● TASK TO CARRY OUT
Everything from the opening line of the records below through the line with "const radii = [5.5, 8.5, 8];" must be duplicated exactly, pictures left out.

● SOURCE DATA

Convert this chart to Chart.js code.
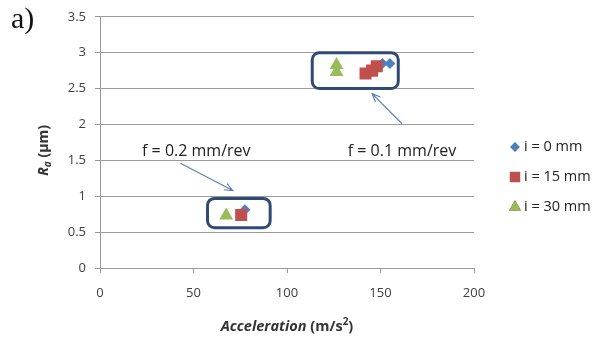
<!DOCTYPE html>
<html>
<head>
<meta charset="utf-8">
<script src="https://cdn.jsdelivr.net/npm/chart.js@4/dist/chart.umd.min.js"></script>
<style>
  html, body { margin: 0; padding: 0; background: #fff; }
  #wrap { width: 593px; height: 339px; position: relative; }
</style>
</head>
<body>
<div id="wrap"><canvas id="chart"></canvas></div>
<script>
// series values (acceleration m/s², Ra µm)
const seriesNames = ["i = 0 mm", "i = 15 mm", "i = 30 mm"];
const accel0 = [77.5, 151, 155];
const ra0 = [0.81, 2.85, 2.85];
const accel15 = [75.5, 142, 145.5, 148];
const ra15 = [0.74, 2.71, 2.75, 2.81];
const accel30 = [67.5, 126.5, 126.5];
const ra30 = [0.73, 2.83, 2.73];
const xTicks = [0, 50, 100, 150, 200];
const yTicks = [0, 0.5, 1, 1.5, 2, 2.5, 3, 3.5];

const FONT = "'Open Sans', 'Noto Sans', sans-serif";
const colors = ["#4f81bd", "#c0504d", "#9bbb59"];
const styles = ["rectRot", "rect", "triangle"];
const radii = [5.5, 8.5, 8];

function pts(xs, ys) { return xs.map((x, i) => ({ x: x, y: ys[i] })); }

// annotation boxes and arrows, in data units
const boxes = [
  { x0: 113.5, x1: 159.5, y0: 3.0, y1: 2.5 },
  { x0: 57.5, x1: 91, y0: 0.97, y1: 0.56 }
];
const notes = [
  { text: "f = 0.2 mm/rev", x: 51.5, y: 1.63, ax0: 43, ay0: 1.46, ax1: 71, ay1: 1.08 },
  { text: "f = 0.1 mm/rev", x: 161.5, y: 1.63, ax0: 161.5, ay0: 2.01, ax1: 145.5, ay1: 2.43 }
];

const annot = {
  id: "annot",
  afterDatasetsDraw(chart) {
    const ctx = chart.ctx, xs = chart.scales.x, ys = chart.scales.y;
    ctx.save();
    // rounded boxes
    ctx.strokeStyle = "#2f4b73";
    ctx.lineWidth = 3;
    boxes.forEach(b => {
      const l = xs.getPixelForValue(b.x0), r = xs.getPixelForValue(b.x1);
      const t = ys.getPixelForValue(b.y0), btm = ys.getPixelForValue(b.y1);
      ctx.beginPath();
      ctx.roundRect(l, t, r - l, btm - t, 7);
      ctx.stroke();
    });
    // labels + arrows
    notes.forEach(n => {
      ctx.fillStyle = "#222";
      ctx.font = "16px " + FONT;
      ctx.textAlign = "center";
      ctx.textBaseline = "middle";
      ctx.fillText(n.text, xs.getPixelForValue(n.x), ys.getPixelForValue(n.y));
      const x0 = xs.getPixelForValue(n.ax0), y0 = ys.getPixelForValue(n.ay0);
      const x1 = xs.getPixelForValue(n.ax1), y1 = ys.getPixelForValue(n.ay1);
      ctx.strokeStyle = "#5b82b8";
      ctx.lineWidth = 1.2;
      ctx.beginPath();
      ctx.moveTo(x0, y0); ctx.lineTo(x1, y1);
      const a = Math.atan2(y1 - y0, x1 - x0), h = 9;
      ctx.moveTo(x1 - h * Math.cos(a - 0.4), y1 - h * Math.sin(a - 0.4));
      ctx.lineTo(x1, y1);
      ctx.lineTo(x1 - h * Math.cos(a + 0.4), y1 - h * Math.sin(a + 0.4));
      ctx.stroke();
    });
    ctx.restore();
  },
  afterDraw(chart) {
    const ctx = chart.ctx, area = chart.chartArea;
    ctx.save();
    // panel letter
    ctx.fillStyle = "#111";
    ctx.font = "30px 'Liberation Serif', serif";
    ctx.textAlign = "left";
    ctx.textBaseline = "alphabetic";
    ctx.fillText("a)", 11, 28);

    // y title: R_a (µm)
    ctx.save();
    ctx.translate(44, (area.top + area.bottom) / 2 + 8);
    ctx.rotate(-Math.PI / 2);
    ctx.fillStyle = "#333";
    ctx.textBaseline = "middle";
    ctx.font = "italic bold 14px " + FONT;
    const w1 = ctx.measureText("R").width;
    ctx.font = "italic bold 10px " + FONT;
    const w2 = ctx.measureText("a").width;
    ctx.font = "bold 14px " + FONT;
    const w3 = ctx.measureText(" (\u00b5m)").width;
    let x = -(w1 + w2 + w3) / 2;
    ctx.font = "italic bold 14px " + FONT;
    ctx.fillText("R", x, 0); x += w1;
    ctx.font = "italic bold 10px " + FONT;
    ctx.fillText("a", x, 4); x += w2;
    ctx.font = "bold 14px " + FONT;
    ctx.fillText(" (\u00b5m)", x, 0);
    ctx.restore();

    // x title: Acceleration (m/s²)
    ctx.fillStyle = "#333";
    ctx.textBaseline = "middle";
    ctx.font = "italic bold 14.5px " + FONT;
    const t1 = ctx.measureText("Acceleration").width;
    ctx.font = "bold 14.5px " + FONT;
    const t2 = ctx.measureText(" (m/s").width;
    ctx.font = "bold 10px " + FONT;
    const t3 = ctx.measureText("2").width;
    ctx.font = "bold 14.5px " + FONT;
    const t4 = ctx.measureText(")").width;
    let xx = (area.left + area.right) / 2 - (t1 + t2 + t3 + t4) / 2;
    const yy = 327;
    ctx.font = "italic bold 14.5px " + FONT;
    ctx.fillText("Acceleration", xx, yy); xx += t1;
    ctx.font = "bold 14.5px " + FONT;
    ctx.fillText(" (m/s", xx, yy); xx += t2;
    ctx.font = "bold 10px " + FONT;
    ctx.fillText("2", xx, yy - 5); xx += t3;
    ctx.font = "bold 14.5px " + FONT;
    ctx.fillText(")", xx, yy);

    // legend
    chart.data.datasets.forEach((ds, i) => {
      const ly = 147 + i * 30;
      Chart.helpers.drawPoint(ctx, {
        pointStyle: ds.pointStyle, radius: ds.pointRadius * 0.85, borderWidth: 0
      }, 515, ly);
      ctx.fillStyle = ds.backgroundColor;
      ctx.fill();
      ctx.fillStyle = "#222";
      ctx.font = "14.5px " + FONT;
      ctx.textAlign = "left";
      ctx.fillText(ds.label, 524, ly);
    });
    ctx.restore();
  }
};

const datasets = [pts(accel0, ra0), pts(accel15, ra15), pts(accel30, ra30)].map((d, i) => ({
  label: seriesNames[i],
  data: d,
  pointStyle: styles[i],
  pointRadius: radii[i],
  pointHoverRadius: radii[i],
  backgroundColor: colors[i],
  borderColor: colors[i],
  borderWidth: 0,
  order: 3 - i
}));

new Chart(document.getElementById("chart"), {
  type: "scatter",
  data: { datasets: datasets },
  options: {
    responsive: true,
    maintainAspectRatio: false,
    animation: false,
    layout: { padding: { left: 0, right: 119, top: 16, bottom: 0 } },
    plugins: { legend: { display: false }, tooltip: { enabled: false } },
    scales: {
      x: {
        type: "linear",
        min: 0, max: 200,
        afterBuildTicks: s => { s.ticks = xTicks.map(v => ({ value: v })); },
        afterFit: s => { s.height = 71; },
        grid: { drawOnChartArea: false, tickLength: 5, color: "#9a9a9a" },
        border: { color: "#9a9a9a" },
        ticks: { padding: 12, color: "#404040", font: { family: FONT, size: 13 } }
      },
      y: {
        type: "linear",
        min: 0, max: 3.5,
        afterBuildTicks: s => { s.ticks = yTicks.map(v => ({ value: v })); },
        afterFit: s => { s.width = 100; },
        grid: { tickLength: 5, color: "#9a9a9a" },
        border: { color: "#9a9a9a" },
        ticks: {
          padding: 9, color: "#404040", font: { family: FONT, size: 13 },
          callback: v => String(v)
        }
      }
    }
  },
  plugins: [annot]
});
</script>
</body>
</html>
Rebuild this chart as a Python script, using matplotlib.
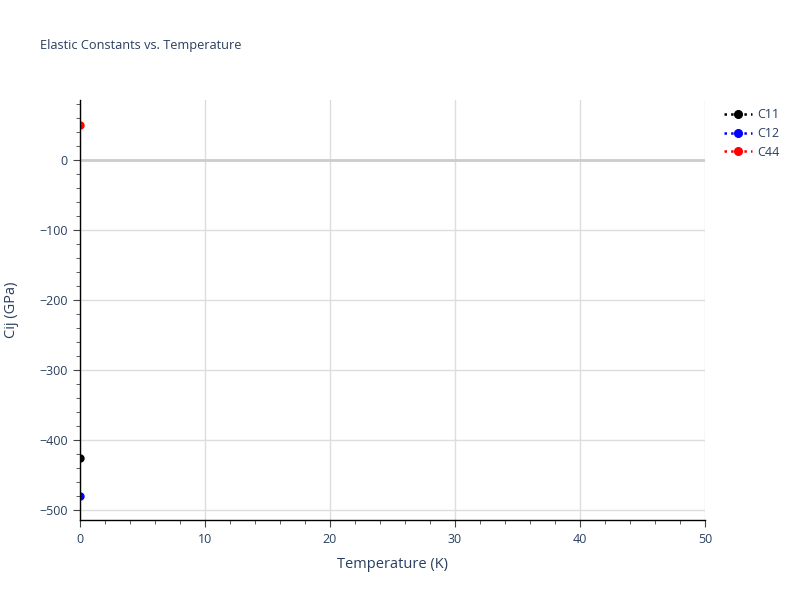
import matplotlib
matplotlib.use("Agg")
import matplotlib.pyplot as plt
from matplotlib.ticker import MultipleLocator
from matplotlib.lines import Line2D

# data (one point per series at T = 0 K)
temps = [0]
c11 = [-426]
c12 = [-479]
c44 = [51]
names = ["C11", "C12", "C44"]
colors = ["black", "blue", "red"]

txt = "#2a3f5f"
plt.rcParams["font.family"] = ["Open Sans", "DejaVu Sans"]

fig = plt.figure(figsize=(8, 6), dpi=100)
ax = fig.add_axes([0.1, 0.1333, 0.78125, 0.7])

# markers sit on the y axis and get half clipped, like in the original
for vals, name, col in zip([c11, c12, c44], names, colors):
    ax.plot(temps, vals, linestyle=":", marker="o", color=col, markersize=5,
            linewidth=1.5, label=name, clip_on=True, zorder=2)

ax.set_xlim(0, 50)
ax.set_ylim(-514, 86)
ax.xaxis.set_major_locator(MultipleLocator(10))
ax.xaxis.set_minor_locator(MultipleLocator(2))
ax.yaxis.set_major_locator(MultipleLocator(100))
ax.yaxis.set_minor_locator(MultipleLocator(20))

ax.grid(True, which="major", color="#dddddd", linewidth=1)
ax.axhline(0, color="#cccccc", linewidth=2, zorder=1)
ax.set_axisbelow(True)

for s in ["top", "right"]:
    ax.spines[s].set_visible(False)
for s in ["left", "bottom"]:
    ax.spines[s].set_color("black")
    ax.spines[s].set_linewidth(1)
    ax.spines[s].set_zorder(3)

ax.tick_params(which="major", direction="out", length=5, color="#444444",
               labelsize=9, labelcolor=txt, pad=4)
ax.tick_params(which="minor", direction="out", length=3, color="#444444")

ax.set_yticks(ax.get_yticks())
ax.set_yticklabels([f"{int(v)}".replace("-", "\u2212") for v in ax.get_yticks()])
ax.set_ylim(-514, 86)

ax.set_xlabel("Temperature (K)", fontsize=10.5, color=txt, labelpad=8)
ax.set_ylabel("Cij (GPa)", fontsize=10.5, color=txt, labelpad=14)
fig.text(0.05, 0.925, "Elastic Constants vs. Temperature", fontsize=9.2,
         color=txt, va="center", ha="left")

handles = [Line2D([0], [0], linestyle=":", marker="o", color=c, markersize=5.5,
                  linewidth=1.8) for c in colors]
fig.legend(handles, names, loc="upper left", bbox_to_anchor=(0.891, 0.838),
           frameon=False, fontsize=9, labelcolor=txt, handlelength=2.2,
           handletextpad=0.45, labelspacing=0.45)

fig.savefig("out.png", dpi=100)
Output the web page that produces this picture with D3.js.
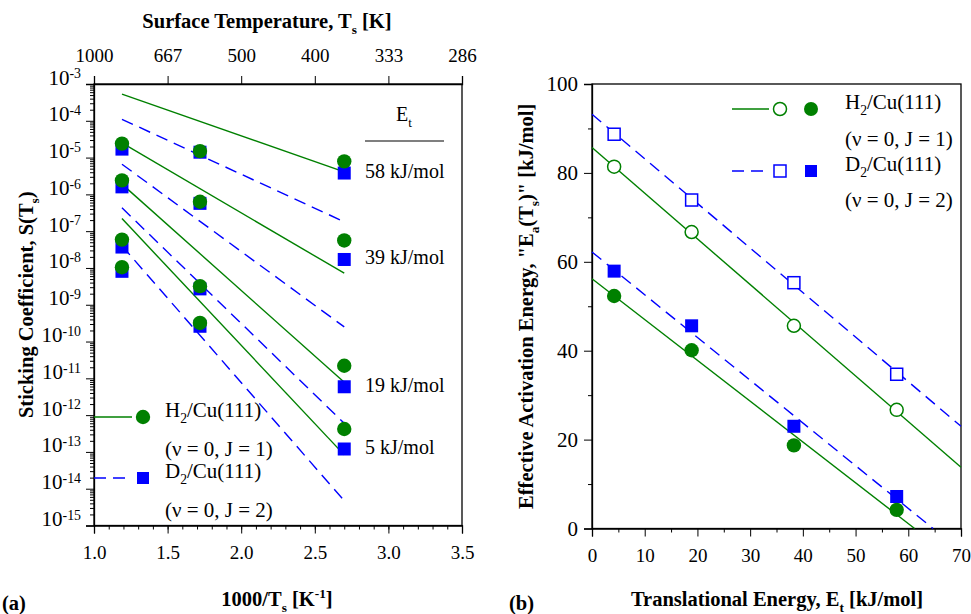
<!DOCTYPE html>
<html><head><meta charset="utf-8">
<script src="https://cdn.jsdelivr.net/npm/d3@7"></script>
<style>
body{margin:0;background:#fff}
text{font-family:"Liberation Serif","Times New Roman",Times,serif;fill:#000}
</style>
</head><body>
<svg id="c" width="971" height="614"></svg>
<script>
// ---------- Panel (a) data ----------
const invT = [1.19, 1.72, 2.70];
const energyLabels = ["58 kJ/mol", "39 kJ/mol", "19 kJ/mol", "5 kJ/mol"];
const h2Stick = [[2.4e-5, 1.5e-5, 7.9e-6], [2.4e-6, 6.3e-7, 5.6e-8], [5.9e-8, 3.2e-9, 2.2e-11], [1.05e-8, 3.2e-10, 4.2e-13]];
const d2Stick = [[1.7e-5, 1.4e-5, 3.8e-6], [1.6e-6, 5.7e-7, 1.7e-8], [3.7e-8, 2.7e-9, 5.9e-12], [8.1e-9, 2.6e-10, 1.2e-13]];
const fitRange = [1.19, 2.70];
const h2Fit = [[5.3e-4, 4.1e-6], [2.5e-5, 7.2e-9], [1.9e-6, 7.8e-12], [2.2e-7, 8.3e-14]];
const d2Fit = [[1.1e-4, 1.8e-7], [6.6e-6, 2.5e-10], [4.3e-7, 6e-13], [4e-8, 4.7e-15]];
const invTTicks = [1.0, 1.5, 2.0, 2.5, 3.0, 3.5];
const tempLabels = ["1000", "667", "500", "400", "333", "286"];
const logExps = [-3, -4, -5, -6, -7, -8, -9, -10, -11, -12, -13, -14, -15];

// ---------- Panel (b) data ----------
const transE = [4.2, 18.9, 38.3, 57.8];
const h2EaOpen = [81.4, 66.7, 45.6, 26.7];
const d2EaOpen = [88.7, 73.9, 55.3, 34.7];
const h2EaFilled = [52.3, 40.1, 18.7, 4.2];
const d2EaFilled = [57.9, 45.6, 23.0, 7.2];
const h2OpenFit = [[0, 85.7], [70, 13.8]];
const d2OpenFit = [[0, 93.2], [70, 23.0]];
const h2FilledFit = [[0, 56.2], [61.2, 0]];
const d2FilledFit = [[0, 62.2], [64.7, 0]];
const eTicks = [0, 10, 20, 30, 40, 50, 60, 70];
const eaTicks = [0, 20, 40, 60, 80, 100];

const GREEN = "#008000", BLUE = "#0000ff";
const svg = d3.select("#c");
const FS = 19, FL = 21, FT = 20.5;

function rich(sel, parts, size, subScale, supRise) {
  let off = 0;
  parts.forEach(p => {
    const [t, k] = Array.isArray(p) ? p : [p, "n"];
    const target = k === "sub" ? size * 0.3 : (k === "sup" ? -size * (supRise || 0.4) : 0);
    const ts = sel.append("tspan").text(t).attr("dy", target - off);
    if (k !== "n") ts.attr("font-size", size * (subScale || 0.65));
    off = target;
  });
  return sel;
}

// ================= Panel (a) =================
const ax = {l: 94, r: 462, t: 84, b: 525.5};
const xA = d3.scaleLinear().domain([1.0, 3.5]).range([ax.l, ax.r]);
const yA = d3.scaleLog().domain([1e-15, 1e-3]).range([ax.b, ax.t]);
const gA = svg.append("g");

gA.append("rect").attr("x", ax.l).attr("y", ax.t).attr("width", ax.r - ax.l).attr("height", ax.b - ax.t)
  .attr("fill", "none").attr("stroke", "#000").attr("stroke-width", 1.3);

// bottom axis
const minorA = d3.range(1.0, 3.501, 0.1);
gA.append("g").attr("transform", `translate(0,${ax.b})`)
  .call(d3.axisBottom(xA).tickValues(minorA).tickSize(4).tickFormat(""))
  .call(g => g.select(".domain").remove());
gA.append("g").attr("transform", `translate(0,${ax.b})`)
  .call(d3.axisBottom(xA).tickValues(invTTicks).tickSize(8).tickFormat(d3.format(".1f")).tickPadding(12))
  .call(g => g.select(".domain").attr("stroke-width", 1.3))
  .call(g => g.selectAll("text").attr("font-size", FS));

// top axis (temperature)
gA.append("g").attr("transform", `translate(0,${ax.t})`)
  .call(d3.axisTop(xA).tickValues(invTTicks).tickSize(8).tickFormat((d, i) => tempLabels[i]).tickPadding(14))
  .call(g => g.select(".domain").attr("stroke-width", 1.3))
  .call(g => g.selectAll("text").attr("font-size", FS));

// left log axis
const minorLog = [];
logExps.slice(1).forEach(e => { for (let m = 2; m <= 9; m++) minorLog.push(m * Math.pow(10, e)); });
gA.append("g").attr("transform", `translate(${ax.l},0)`)
  .call(d3.axisLeft(yA).tickValues(minorLog).tickSize(4).tickFormat(""))
  .call(g => g.select(".domain").remove());
const majLog = logExps.map(e => Math.pow(10, e));
const la = gA.append("g").attr("transform", `translate(${ax.l},0)`)
  .call(d3.axisLeft(yA).tickValues(majLog).tickSize(8).tickFormat(""))
  .call(g => g.select(".domain").attr("stroke-width", 1.3));
la.selectAll(".tick").each(function (d, i) {
  const t = d3.select(this).append("text").attr("x", -13).attr("y", 0).attr("dy", "0.42em")
    .attr("text-anchor", "end").attr("font-size", FL);
  rich(t, ["10", [String(logExps[i]), "sup"]], FL, 0.66, 0.3);
});

// fit lines
h2Fit.forEach(f => {
  gA.append("line").attr("x1", xA(fitRange[0])).attr("y1", yA(f[0]))
    .attr("x2", xA(fitRange[1])).attr("y2", yA(f[1]))
    .attr("stroke", GREEN).attr("stroke-width", 1.4);
});
d2Fit.forEach(f => {
  gA.append("line").attr("x1", xA(fitRange[0])).attr("y1", yA(f[0]))
    .attr("x2", xA(fitRange[1])).attr("y2", yA(f[1]))
    .attr("stroke", BLUE).attr("stroke-width", 1.4).attr("stroke-dasharray", "12,7");
});
// markers
d2Stick.forEach(row => row.forEach((v, i) => {
  gA.append("rect").attr("x", xA(invT[i]) - 6.5).attr("y", yA(v) - 6.5).attr("width", 13).attr("height", 13).attr("fill", BLUE);
}));
h2Stick.forEach(row => row.forEach((v, i) => {
  gA.append("circle").attr("cx", xA(invT[i])).attr("cy", yA(v)).attr("r", 7.2).attr("fill", GREEN);
}));
// energy labels
energyLabels.forEach((lab, i) => {
  gA.append("text").attr("x", 365).attr("y", yA(d2Stick[i][2]) - 2).attr("dy", "0.35em")
    .attr("font-size", 20).text(lab);
});
rich(gA.append("text").attr("x", 404).attr("y", 121).attr("dy", "0.35em").attr("text-anchor", "middle").attr("font-size", 20), ["E", ["t", "sub"]], 20);
gA.append("line").attr("x1", 365).attr("x2", 444).attr("y1", 141).attr("y2", 141).attr("stroke", "#000").attr("stroke-width", 1.2);

// legend (a)
gA.append("line").attr("x1", ax.l).attr("x2", 132).attr("y1", 417).attr("y2", 417).attr("stroke", GREEN).attr("stroke-width", 1.4);
gA.append("circle").attr("cx", 143).attr("cy", 417).attr("r", 7.2).attr("fill", GREEN);
rich(gA.append("text").attr("x", 165).attr("y", 417).attr("dy", "0.35em").attr("font-size", FL), ["H", ["2", "sub"], "/Cu(111)"], FL);
gA.append("text").attr("x", 165).attr("y", 449).attr("dy", "0.35em").attr("font-size", FL).text("(\u03bd = 0, J = 1)");
gA.append("line").attr("x1", ax.l).attr("x2", 132).attr("y1", 478).attr("y2", 478).attr("stroke", BLUE).attr("stroke-width", 1.4).attr("stroke-dasharray", "12,7");
gA.append("rect").attr("x", 137).attr("y", 472).attr("width", 12).attr("height", 12).attr("fill", BLUE);
rich(gA.append("text").attr("x", 165).attr("y", 478).attr("dy", "0.35em").attr("font-size", FL), ["D", ["2", "sub"], "/Cu(111)"], FL);
gA.append("text").attr("x", 165).attr("y", 510).attr("dy", "0.35em").attr("font-size", FL).text("(\u03bd = 0, J = 2)");

// titles (a)
rich(svg.append("text").attr("x", 267).attr("y", 28).attr("text-anchor", "middle").attr("font-size", FT).attr("font-weight", "bold"),
  ["Surface Temperature, T", ["s", "sub"], " [K]"], FT);
rich(svg.append("text").attr("x", 277).attr("y", 606).attr("text-anchor", "middle").attr("font-size", FT).attr("font-weight", "bold"),
  ["1000/T", ["s", "sub"], " [K", ["-1", "sup"], "]"], FT);
rich(svg.append("text").attr("transform", `translate(33,${(ax.t + ax.b) / 2}) rotate(-90)`).attr("text-anchor", "middle").attr("font-size", FT).attr("font-weight", "bold"),
  ["Sticking Coefficient, S(T", ["s", "sub"], ")"], FT);
svg.append("text").attr("x", 2).attr("y", 610).attr("font-size", FT).attr("font-weight", "bold").text("(a)");

// ================= Panel (b) =================
const bx = {l: 592, r: 961, t: 84, b: 528.5};
const xB = d3.scaleLinear().domain([0, 70]).range([bx.l, bx.r]);
const yB = d3.scaleLinear().domain([0, 100]).range([bx.b, bx.t]);
const gB = svg.append("g");
gB.append("rect").attr("x", bx.l).attr("y", bx.t).attr("width", bx.r - bx.l).attr("height", bx.b - bx.t)
  .attr("fill", "none").attr("stroke", "#000").attr("stroke-width", 1.3);
gB.append("g").attr("transform", `translate(0,${bx.b})`)
  .call(d3.axisBottom(xB).tickValues(d3.range(5, 70, 10)).tickSize(4).tickFormat(""))
  .call(g => g.select(".domain").remove());
gB.append("g").attr("transform", `translate(0,${bx.b})`)
  .call(d3.axisBottom(xB).tickValues(eTicks).tickSize(8).tickPadding(12))
  .call(g => g.select(".domain").attr("stroke-width", 1.3))
  .call(g => g.selectAll("text").attr("font-size", FS));
gB.append("g").attr("transform", `translate(${bx.l},0)`)
  .call(d3.axisLeft(yB).tickValues(d3.range(10, 100, 20)).tickSize(4).tickFormat(""))
  .call(g => g.select(".domain").remove());
gB.append("g").attr("transform", `translate(${bx.l},0)`)
  .call(d3.axisLeft(yB).tickValues(eaTicks).tickSize(8).tickPadding(6))
  .call(g => g.select(".domain").attr("stroke-width", 1.3))
  .call(g => g.selectAll("text").attr("font-size", FL));

const lineB = d3.line().x(d => xB(d[0])).y(d => yB(d[1]));
gB.append("path").attr("d", lineB(h2OpenFit)).attr("stroke", GREEN).attr("stroke-width", 1.4).attr("fill", "none");
gB.append("path").attr("d", lineB(h2FilledFit)).attr("stroke", GREEN).attr("stroke-width", 1.4).attr("fill", "none");
gB.append("path").attr("d", lineB(d2OpenFit)).attr("stroke", BLUE).attr("stroke-width", 1.4).attr("fill", "none").attr("stroke-dasharray", "12,7");
gB.append("path").attr("d", lineB(d2FilledFit)).attr("stroke", BLUE).attr("stroke-width", 1.4).attr("fill", "none").attr("stroke-dasharray", "12,7");

transE.forEach((e, i) => {
  gB.append("rect").attr("x", xB(e) - 6).attr("y", yB(d2EaOpen[i]) - 6).attr("width", 12).attr("height", 12)
    .attr("fill", "#fff").attr("stroke", BLUE).attr("stroke-width", 1.5);
  gB.append("rect").attr("x", xB(e) - 6.5).attr("y", yB(d2EaFilled[i]) - 6.5).attr("width", 13).attr("height", 13).attr("fill", BLUE);
  gB.append("circle").attr("cx", xB(e)).attr("cy", yB(h2EaOpen[i])).attr("r", 6.5)
    .attr("fill", "#fff").attr("stroke", GREEN).attr("stroke-width", 1.5);
  gB.append("circle").attr("cx", xB(e)).attr("cy", yB(h2EaFilled[i])).attr("r", 7.2).attr("fill", GREEN);
});

// legend (b)
gB.append("line").attr("x1", 732).attr("x2", 769).attr("y1", 109).attr("y2", 109).attr("stroke", GREEN).attr("stroke-width", 1.4);
gB.append("circle").attr("cx", 780).attr("cy", 109).attr("r", 6.5).attr("fill", "#fff").attr("stroke", GREEN).attr("stroke-width", 1.5);
gB.append("circle").attr("cx", 811).attr("cy", 109).attr("r", 7).attr("fill", GREEN);
rich(gB.append("text").attr("x", 845).attr("y", 109).attr("dy", "0.35em").attr("font-size", FL), ["H", ["2", "sub"], "/Cu(111)"], FL);
gB.append("text").attr("x", 845).attr("y", 139).attr("dy", "0.35em").attr("font-size", FL).text("(\u03bd = 0, J = 1)");
gB.append("line").attr("x1", 732).attr("x2", 769).attr("y1", 171).attr("y2", 171).attr("stroke", BLUE).attr("stroke-width", 1.4).attr("stroke-dasharray", "12,7");
gB.append("rect").attr("x", 774).attr("y", 165).attr("width", 12).attr("height", 12).attr("fill", "#fff").attr("stroke", BLUE).attr("stroke-width", 1.5);
gB.append("rect").attr("x", 805).attr("y", 165).attr("width", 12).attr("height", 12).attr("fill", BLUE);
rich(gB.append("text").attr("x", 845).attr("y", 171).attr("dy", "0.35em").attr("font-size", FL), ["D", ["2", "sub"], "/Cu(111)"], FL);
gB.append("text").attr("x", 845).attr("y", 200).attr("dy", "0.35em").attr("font-size", FL).text("(\u03bd = 0, J = 2)");

// titles (b)
rich(svg.append("text").attr("x", 777).attr("y", 606).attr("text-anchor", "middle").attr("font-size", FT).attr("font-weight", "bold"),
  ["Translational Energy, E", ["t", "sub"], " [kJ/mol]"], FT);
rich(svg.append("text").attr("transform", `translate(533,${(bx.t + bx.b) / 2}) rotate(-90)`).attr("text-anchor", "middle").attr("font-size", FT).attr("font-weight", "bold"),
  ["Effective Activation Energy, \"E", ["a", "sub"], "(T", ["s", "sub"], ")\" [kJ/mol]"], FT);
svg.append("text").attr("x", 509).attr("y", 610).attr("font-size", FT).attr("font-weight", "bold").text("(b)");
</script>
</body></html>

● THE REPLY
Convert this chart to Chart.js code.
<!DOCTYPE html>
<html>
<head>
<meta charset="utf-8">
<script src="https://cdn.jsdelivr.net/npm/chart.js@4/dist/chart.umd.min.js"></script>
<style>
  html, body { margin: 0; padding: 0; background: #fff; }
  #wrap { width: 593px; height: 339px; position: relative; }
</style>
</head>
<body>
<div id="wrap"><canvas id="chart"></canvas></div>
<script>
// series values (acceleration m/s², Ra µm)
const seriesNames = ["i = 0 mm", "i = 15 mm", "i = 30 mm"];
const accel0 = [77.5, 151, 155];
const ra0 = [0.81, 2.85, 2.85];
const accel15 = [75.5, 142, 145.5, 148];
const ra15 = [0.74, 2.71, 2.75, 2.81];
const accel30 = [67.5, 126.5, 126.5];
const ra30 = [0.73, 2.83, 2.73];
const xTicks = [0, 50, 100, 150, 200];
const yTicks = [0, 0.5, 1, 1.5, 2, 2.5, 3, 3.5];

const FONT = "'Open Sans', 'Noto Sans', sans-serif";
const colors = ["#4f81bd", "#c0504d", "#9bbb59"];
const styles = ["rectRot", "rect", "triangle"];
const radii = [5.5, 8.5, 8];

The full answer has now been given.